* Dataset entries *
—————
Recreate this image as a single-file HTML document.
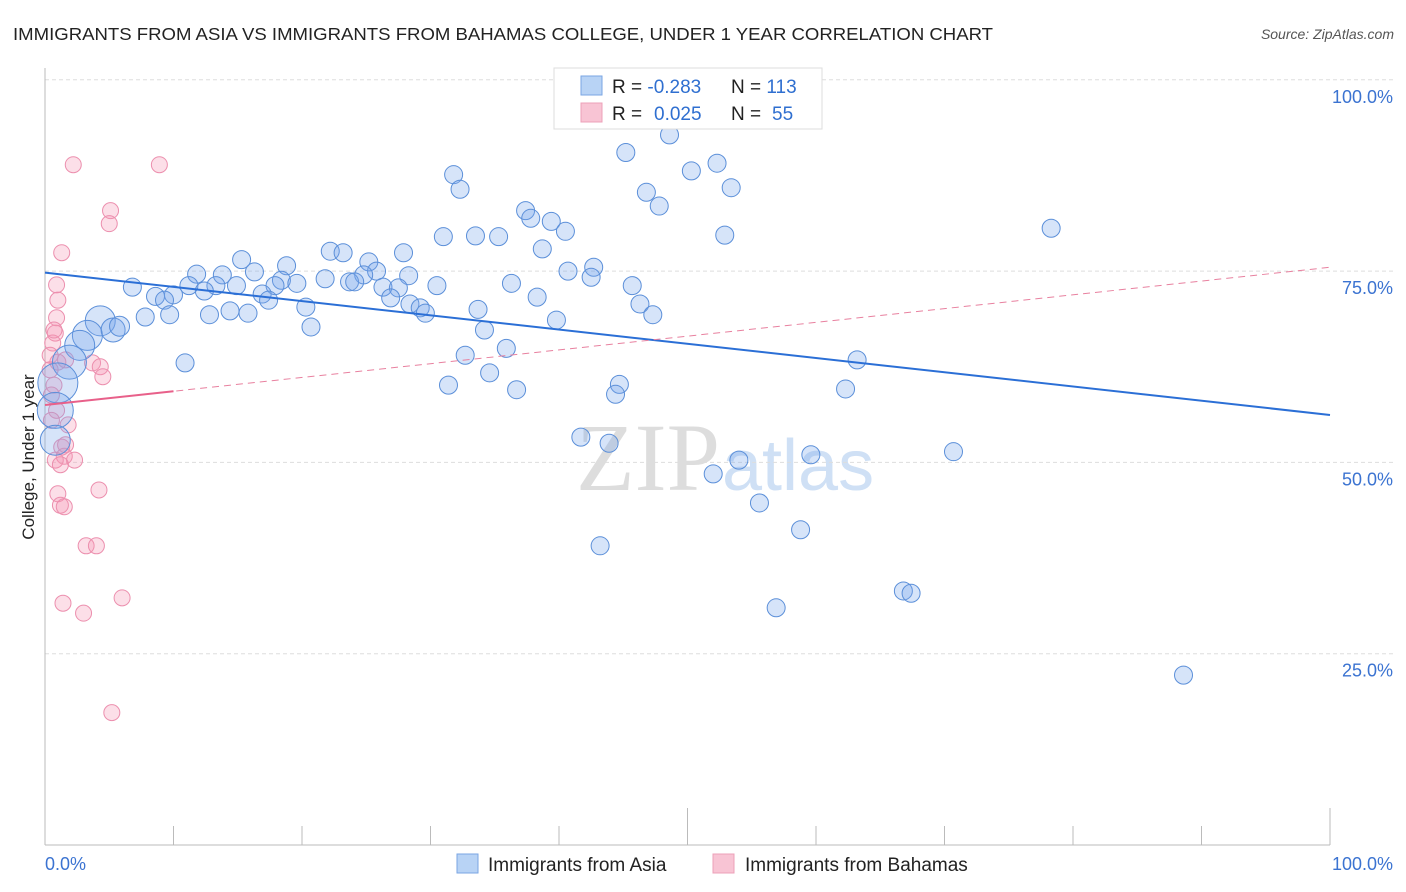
—————
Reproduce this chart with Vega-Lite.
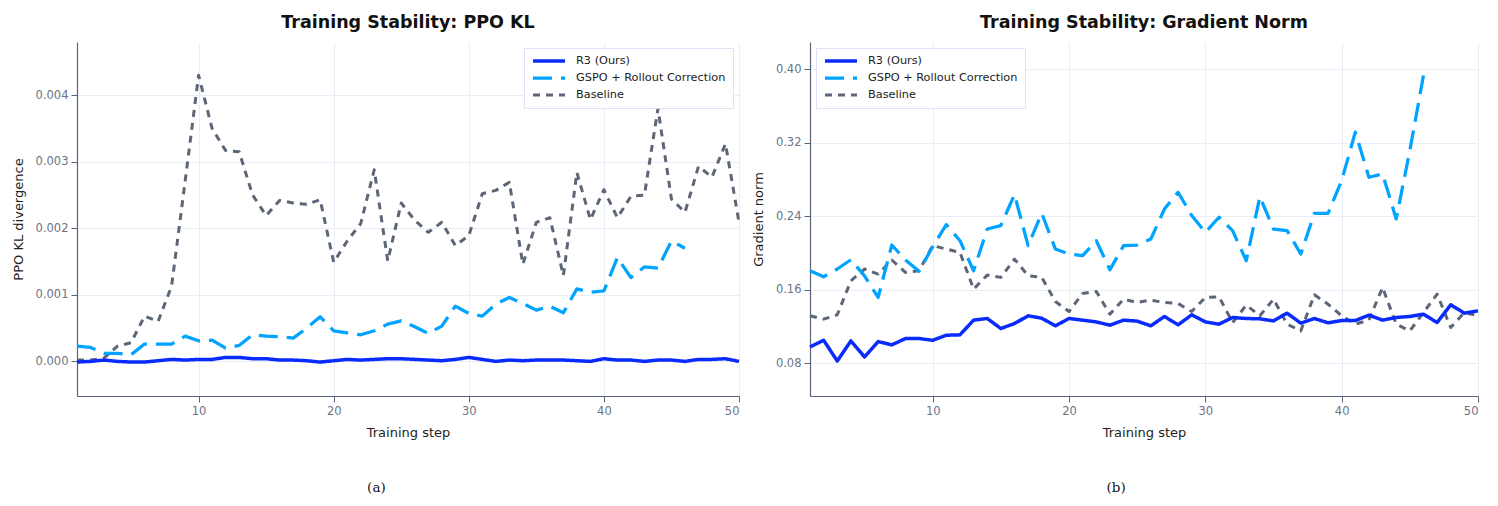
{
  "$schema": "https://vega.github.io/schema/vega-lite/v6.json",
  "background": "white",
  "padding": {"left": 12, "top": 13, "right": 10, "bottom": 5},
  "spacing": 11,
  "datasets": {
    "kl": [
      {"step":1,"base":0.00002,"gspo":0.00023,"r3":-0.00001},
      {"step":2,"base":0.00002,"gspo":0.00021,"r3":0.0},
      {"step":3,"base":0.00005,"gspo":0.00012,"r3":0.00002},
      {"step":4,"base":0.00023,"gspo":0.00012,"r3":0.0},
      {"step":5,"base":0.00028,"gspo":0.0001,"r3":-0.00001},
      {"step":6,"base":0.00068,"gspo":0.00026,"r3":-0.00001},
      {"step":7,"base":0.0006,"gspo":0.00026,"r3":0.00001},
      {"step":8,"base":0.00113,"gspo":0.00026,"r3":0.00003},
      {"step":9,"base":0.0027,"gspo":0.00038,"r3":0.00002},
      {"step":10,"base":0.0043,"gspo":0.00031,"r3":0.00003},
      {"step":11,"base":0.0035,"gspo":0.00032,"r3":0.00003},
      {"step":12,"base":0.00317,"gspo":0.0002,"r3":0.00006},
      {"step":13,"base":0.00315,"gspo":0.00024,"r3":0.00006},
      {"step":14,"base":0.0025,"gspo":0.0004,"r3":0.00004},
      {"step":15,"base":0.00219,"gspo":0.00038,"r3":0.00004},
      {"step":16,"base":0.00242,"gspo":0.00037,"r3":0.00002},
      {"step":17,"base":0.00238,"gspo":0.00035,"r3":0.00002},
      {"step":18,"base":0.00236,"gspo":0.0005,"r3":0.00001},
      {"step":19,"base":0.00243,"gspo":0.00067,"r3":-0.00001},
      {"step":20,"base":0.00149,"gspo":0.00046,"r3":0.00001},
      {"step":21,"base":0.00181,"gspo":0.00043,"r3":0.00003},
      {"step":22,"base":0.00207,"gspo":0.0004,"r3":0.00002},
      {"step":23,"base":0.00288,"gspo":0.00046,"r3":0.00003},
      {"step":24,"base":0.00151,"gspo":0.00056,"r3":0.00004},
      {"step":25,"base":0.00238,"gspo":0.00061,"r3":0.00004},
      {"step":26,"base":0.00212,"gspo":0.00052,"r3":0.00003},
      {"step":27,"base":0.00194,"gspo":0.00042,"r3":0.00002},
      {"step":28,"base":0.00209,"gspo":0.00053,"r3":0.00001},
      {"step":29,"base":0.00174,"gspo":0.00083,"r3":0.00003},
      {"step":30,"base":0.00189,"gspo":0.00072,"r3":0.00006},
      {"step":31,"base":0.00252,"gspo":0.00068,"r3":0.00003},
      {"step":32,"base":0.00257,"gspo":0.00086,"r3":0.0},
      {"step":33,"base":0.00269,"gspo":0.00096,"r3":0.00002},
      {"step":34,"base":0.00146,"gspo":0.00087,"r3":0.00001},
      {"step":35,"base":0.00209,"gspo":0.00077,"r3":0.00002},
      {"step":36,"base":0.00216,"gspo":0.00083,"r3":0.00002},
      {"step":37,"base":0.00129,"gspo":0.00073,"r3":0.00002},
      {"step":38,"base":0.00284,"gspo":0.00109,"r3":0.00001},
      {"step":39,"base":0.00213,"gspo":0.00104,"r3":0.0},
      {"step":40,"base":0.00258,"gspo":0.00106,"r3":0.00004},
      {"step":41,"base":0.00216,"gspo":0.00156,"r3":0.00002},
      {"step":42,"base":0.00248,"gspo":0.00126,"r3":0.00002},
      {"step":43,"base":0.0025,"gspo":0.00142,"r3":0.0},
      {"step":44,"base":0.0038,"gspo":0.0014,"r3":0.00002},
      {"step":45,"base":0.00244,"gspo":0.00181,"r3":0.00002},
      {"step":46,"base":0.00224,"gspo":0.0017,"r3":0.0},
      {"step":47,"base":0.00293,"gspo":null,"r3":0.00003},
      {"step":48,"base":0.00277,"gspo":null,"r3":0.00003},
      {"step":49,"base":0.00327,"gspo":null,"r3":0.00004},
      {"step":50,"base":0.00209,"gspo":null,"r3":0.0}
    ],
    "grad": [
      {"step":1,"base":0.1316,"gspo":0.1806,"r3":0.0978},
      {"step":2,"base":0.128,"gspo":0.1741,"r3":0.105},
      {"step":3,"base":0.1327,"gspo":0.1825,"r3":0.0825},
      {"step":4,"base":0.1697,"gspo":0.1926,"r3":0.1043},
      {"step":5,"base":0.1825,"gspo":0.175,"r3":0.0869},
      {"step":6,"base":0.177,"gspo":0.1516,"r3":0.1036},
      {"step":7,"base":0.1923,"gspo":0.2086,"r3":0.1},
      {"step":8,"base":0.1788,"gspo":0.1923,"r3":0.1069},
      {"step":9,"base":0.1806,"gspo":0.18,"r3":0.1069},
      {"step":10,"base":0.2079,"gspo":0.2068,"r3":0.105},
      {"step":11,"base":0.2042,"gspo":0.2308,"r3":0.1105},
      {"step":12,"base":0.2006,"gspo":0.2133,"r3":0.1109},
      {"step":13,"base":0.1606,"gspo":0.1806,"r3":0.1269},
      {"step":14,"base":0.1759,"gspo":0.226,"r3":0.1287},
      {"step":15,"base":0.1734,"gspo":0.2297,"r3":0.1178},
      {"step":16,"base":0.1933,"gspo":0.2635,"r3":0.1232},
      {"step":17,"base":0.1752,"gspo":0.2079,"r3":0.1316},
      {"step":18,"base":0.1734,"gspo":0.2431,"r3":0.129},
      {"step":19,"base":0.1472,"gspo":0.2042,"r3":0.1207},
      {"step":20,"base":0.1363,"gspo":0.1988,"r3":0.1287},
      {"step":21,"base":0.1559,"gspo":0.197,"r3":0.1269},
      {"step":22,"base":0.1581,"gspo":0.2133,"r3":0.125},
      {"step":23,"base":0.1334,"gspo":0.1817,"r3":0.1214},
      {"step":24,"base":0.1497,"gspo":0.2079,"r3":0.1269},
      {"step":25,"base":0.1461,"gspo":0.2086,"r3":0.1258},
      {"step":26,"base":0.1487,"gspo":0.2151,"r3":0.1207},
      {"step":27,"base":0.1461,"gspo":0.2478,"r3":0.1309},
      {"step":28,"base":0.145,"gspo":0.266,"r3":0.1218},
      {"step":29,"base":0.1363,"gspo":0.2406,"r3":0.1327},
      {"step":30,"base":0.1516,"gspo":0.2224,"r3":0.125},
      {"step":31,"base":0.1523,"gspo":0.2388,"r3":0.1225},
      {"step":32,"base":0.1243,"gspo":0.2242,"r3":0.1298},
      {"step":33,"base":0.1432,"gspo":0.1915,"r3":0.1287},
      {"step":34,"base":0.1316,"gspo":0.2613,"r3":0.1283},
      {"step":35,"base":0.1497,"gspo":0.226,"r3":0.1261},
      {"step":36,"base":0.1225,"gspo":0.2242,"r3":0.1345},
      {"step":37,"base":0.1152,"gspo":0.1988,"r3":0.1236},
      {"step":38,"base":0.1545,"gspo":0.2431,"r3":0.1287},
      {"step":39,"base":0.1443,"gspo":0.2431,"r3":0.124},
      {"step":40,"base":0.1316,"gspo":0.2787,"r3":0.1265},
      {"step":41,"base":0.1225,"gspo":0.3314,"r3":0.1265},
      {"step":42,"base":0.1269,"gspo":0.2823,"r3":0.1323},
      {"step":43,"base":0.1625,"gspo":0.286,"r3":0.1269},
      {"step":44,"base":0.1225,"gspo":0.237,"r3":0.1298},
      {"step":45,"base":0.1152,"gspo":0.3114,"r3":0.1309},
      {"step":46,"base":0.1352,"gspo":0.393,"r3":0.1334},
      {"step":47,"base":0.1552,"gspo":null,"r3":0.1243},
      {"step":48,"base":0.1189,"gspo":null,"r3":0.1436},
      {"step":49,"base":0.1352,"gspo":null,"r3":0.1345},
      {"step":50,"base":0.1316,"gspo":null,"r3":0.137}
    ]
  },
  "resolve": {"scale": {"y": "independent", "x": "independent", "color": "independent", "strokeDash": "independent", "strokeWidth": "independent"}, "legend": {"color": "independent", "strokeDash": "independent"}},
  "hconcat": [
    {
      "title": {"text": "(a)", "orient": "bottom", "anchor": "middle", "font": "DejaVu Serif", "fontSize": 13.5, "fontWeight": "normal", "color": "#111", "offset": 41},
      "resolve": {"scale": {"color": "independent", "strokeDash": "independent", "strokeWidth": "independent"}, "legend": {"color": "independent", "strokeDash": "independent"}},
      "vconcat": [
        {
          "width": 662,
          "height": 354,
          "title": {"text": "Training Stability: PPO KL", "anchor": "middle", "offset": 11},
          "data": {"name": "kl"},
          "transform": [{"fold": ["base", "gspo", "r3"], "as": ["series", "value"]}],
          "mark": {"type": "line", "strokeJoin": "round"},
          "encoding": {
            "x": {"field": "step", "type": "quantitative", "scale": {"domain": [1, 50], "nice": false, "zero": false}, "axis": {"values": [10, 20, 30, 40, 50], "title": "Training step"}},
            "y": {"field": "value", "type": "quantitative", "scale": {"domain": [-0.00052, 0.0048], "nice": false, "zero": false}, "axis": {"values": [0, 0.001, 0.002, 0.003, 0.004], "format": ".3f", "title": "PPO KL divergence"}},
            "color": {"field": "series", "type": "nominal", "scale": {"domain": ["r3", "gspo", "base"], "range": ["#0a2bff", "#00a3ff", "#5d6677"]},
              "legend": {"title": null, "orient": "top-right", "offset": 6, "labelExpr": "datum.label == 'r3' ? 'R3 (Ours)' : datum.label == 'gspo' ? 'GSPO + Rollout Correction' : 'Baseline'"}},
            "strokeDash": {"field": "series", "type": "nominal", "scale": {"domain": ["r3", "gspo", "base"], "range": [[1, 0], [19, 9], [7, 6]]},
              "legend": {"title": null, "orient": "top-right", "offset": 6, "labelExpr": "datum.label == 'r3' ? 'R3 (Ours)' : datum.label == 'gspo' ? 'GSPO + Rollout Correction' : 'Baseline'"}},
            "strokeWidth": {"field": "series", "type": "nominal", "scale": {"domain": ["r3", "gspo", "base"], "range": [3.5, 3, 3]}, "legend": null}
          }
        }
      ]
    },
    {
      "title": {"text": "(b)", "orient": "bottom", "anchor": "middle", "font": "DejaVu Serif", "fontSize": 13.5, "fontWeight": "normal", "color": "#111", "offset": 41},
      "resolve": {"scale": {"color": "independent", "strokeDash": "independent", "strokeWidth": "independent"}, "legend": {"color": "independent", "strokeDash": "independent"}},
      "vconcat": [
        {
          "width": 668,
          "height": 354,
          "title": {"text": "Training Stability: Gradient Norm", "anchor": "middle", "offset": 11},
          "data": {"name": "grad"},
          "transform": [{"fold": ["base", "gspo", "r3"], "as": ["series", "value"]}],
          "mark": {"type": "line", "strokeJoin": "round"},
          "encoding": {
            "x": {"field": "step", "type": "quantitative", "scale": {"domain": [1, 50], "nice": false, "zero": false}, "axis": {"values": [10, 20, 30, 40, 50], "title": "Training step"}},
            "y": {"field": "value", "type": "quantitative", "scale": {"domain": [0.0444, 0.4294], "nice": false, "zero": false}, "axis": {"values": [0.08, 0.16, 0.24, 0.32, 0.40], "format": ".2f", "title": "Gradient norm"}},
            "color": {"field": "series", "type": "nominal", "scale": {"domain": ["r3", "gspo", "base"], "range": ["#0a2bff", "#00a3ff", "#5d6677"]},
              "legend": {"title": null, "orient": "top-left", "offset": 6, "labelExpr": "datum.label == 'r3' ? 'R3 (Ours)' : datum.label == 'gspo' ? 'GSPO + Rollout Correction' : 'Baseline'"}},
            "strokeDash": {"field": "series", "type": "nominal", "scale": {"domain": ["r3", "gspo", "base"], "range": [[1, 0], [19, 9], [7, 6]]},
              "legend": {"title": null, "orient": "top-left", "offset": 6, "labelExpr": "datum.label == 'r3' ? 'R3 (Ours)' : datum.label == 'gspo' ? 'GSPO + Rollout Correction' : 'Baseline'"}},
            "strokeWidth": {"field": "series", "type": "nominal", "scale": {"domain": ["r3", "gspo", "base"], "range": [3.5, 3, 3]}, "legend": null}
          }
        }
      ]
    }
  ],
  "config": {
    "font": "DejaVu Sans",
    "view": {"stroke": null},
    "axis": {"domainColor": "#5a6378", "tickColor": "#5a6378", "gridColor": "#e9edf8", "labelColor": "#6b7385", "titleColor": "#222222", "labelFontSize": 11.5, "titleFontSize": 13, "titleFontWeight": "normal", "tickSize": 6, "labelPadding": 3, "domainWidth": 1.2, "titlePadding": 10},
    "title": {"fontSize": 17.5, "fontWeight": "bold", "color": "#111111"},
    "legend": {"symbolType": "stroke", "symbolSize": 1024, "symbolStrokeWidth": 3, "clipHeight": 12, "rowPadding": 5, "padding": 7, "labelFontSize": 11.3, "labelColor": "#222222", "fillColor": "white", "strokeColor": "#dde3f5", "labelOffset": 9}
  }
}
—————
* Task objective *
Track down the lines that include the word "this" and copy them.

* Result of the task *
Recreate this image as a single-file HTML document.
Reproduce this chart with Vega-Lite.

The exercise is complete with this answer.